Wie vorherzusehen, reagierte der Präsident der Europäischen Kommission, Jose Manuel Barroso, mit einer scharfen Warnung vor solch gefährlichen „unilateralen Schritten“. Die EU-Kommission drohte sogar mit einer Klage gegen das Land. Einzelne Politiker riefen zu einem Urlaubsboykott auf. Barroso und seine Kollegen befürchten nicht zu Unrecht, dass sich nach den Dänen weitere Länder ermächtigt fühlen könnten, ihre nationalen Interessen robuster zu verfolgen. Schließlich sind Vorbehalte gegenüber offenen Grenzen in ganz Westeuropa ein Thema. Die Idee, dass offene Grenzen Kriminalität, Drogen- und Menschenhandel sowie Arbeitslosigkeit und kulturelle Konflikte befördern, stößt heute auf breite Resonanz. Und das wiederum hat zur Folge, dass viele die europäische Idee für die Unsicherheiten verantwortlich machen, die sie – ob zu Recht oder Unrecht – als Bedrohung wahrnehmen.
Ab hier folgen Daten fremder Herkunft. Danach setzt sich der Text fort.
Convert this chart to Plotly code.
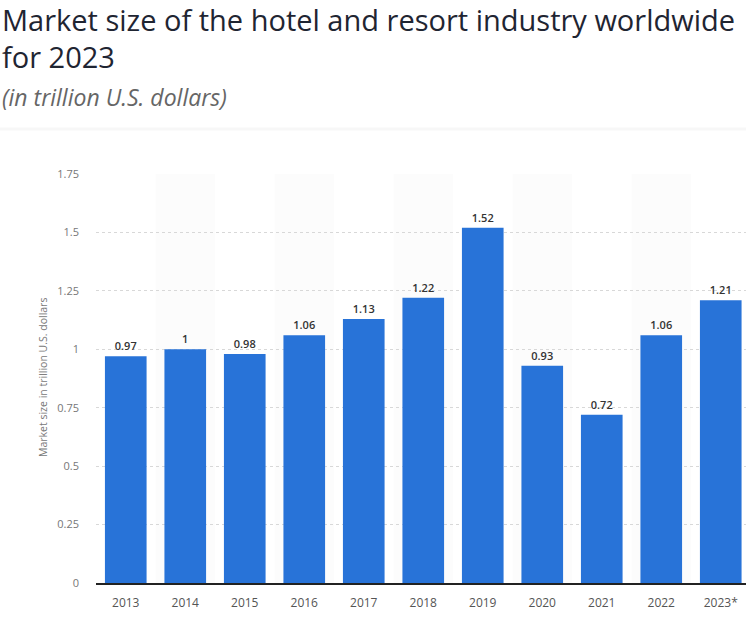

Die einzige Antwort aus Brüssel auf diese missliche Lage scheint darin zu bestehen, immer mehr Geld in PR-Maßnahmen zu stecken. Die Europäische Kommission investiert mehrstellige Millionensummen in ihre zahlreichen Propagandakampagnen, um die europäische Politik zu „erklären“ und sich „besser mit den Bürgern zu verbinden“. So möchte man „das Bewusstsein der Existenz der Union erhöhen, ihre Legitimität stärken, ihr Image aufwerten und ihre Rolle beleuchten“.

Dass die EU die Dienste hunderter Spindoktoren benötigt, um den Bürgern ihre Legitimität „bewusster“ zu machen, belegt wie gering ihre tatsächliche Legitimität in den Augen der Öffentlichkeit heute ist.

Früher befürchtete man, deutsch-französische Rivalitäten könnten die europäische Einheit untergraben. Doch Europa erwies sich stattdessen als sehr effektiv in der Handhabung der historischen innereuropäischen Konflikte, die in der Vergangenheit für große Turbulenzen sorgten. Sogar die Herausforderung der deutschen Einheit und der Aufnahme Osteuropas in die EU wurde reibungslos bewältigt.

Dass das alles so problemlos verlief, liegt daran, dass man in diesen großen Einigungsschritten der achtziger und neunziger Jahre des vergangenen Jahrhunderts nicht auf öffentliche Zustimmung angewiesen war. Der entscheidende Charakterzug der EU-Politik besteht darin, dass sie ihre Entscheidungsprozesse bewusst von der Öffentlichkeit abkapselt. Vom Standpunkt der politischen Eliten Europas liegt einer der Vorzüge der EU-Institutionen in der Isolierung der Entscheidungsträger von den Formen öffentlichen Drucks und öffentlicher Rechenschaftspflicht, denen Politiker normalerweise in den nationalen Parlamenten ausgesetzt sind. Deshalb kann die EU auch politische Entscheidungen treffen, die unter offeneren parlamentarisch-demokratischen Gegebenheiten umstritten wären und sich schwerer rechtfertigen ließen. In allen Ländern Europas verstecken sich die Politiker immer wieder hinter den undurchschaubaren Entscheidungsprozessen der EU-Apparate.

Es ist für Politiker natürlich recht angenehm, ihre Entscheidungen öffentlichkeitsfern zu treffen. Doch die Sache hat einen Haken: diese Form bürokratischer Elitenherrschaft beeinträchtigt nicht nur die Legitimität der Politiker Europas, sondern damit auch ihre Fähigkeit, die Wähler zu überzeugen oder gar inspirieren. Deshalb braucht die EU PR-Maßnahmen, um ihr Legitimationsdefizit zu kompensieren. Doch Loyalität und Begeisterung lassen sich kaum durch Spindoktoren wecken.

Früher gelang es der EU recht gut, hinter verschlossenen Türen den reibungslosen Ablauf ihrer Verhandlungen zu gewährleisten. Doch Entscheidungen, die das Leben hunderter Millionen von EU-Bürgern beeinflussen, lassen sich heute nicht mehr gegen den wachsenden Ärger der Öffentlichkeit abschotten. Dass die Dänen den EU-Verträgen trotzen, zeigt, dass zumindest eine Regierung erkennt, dass es auf Dauer keine Option mehr ist, sich hinter undurchschaubaren Entscheidungsprozessen zu verstecken.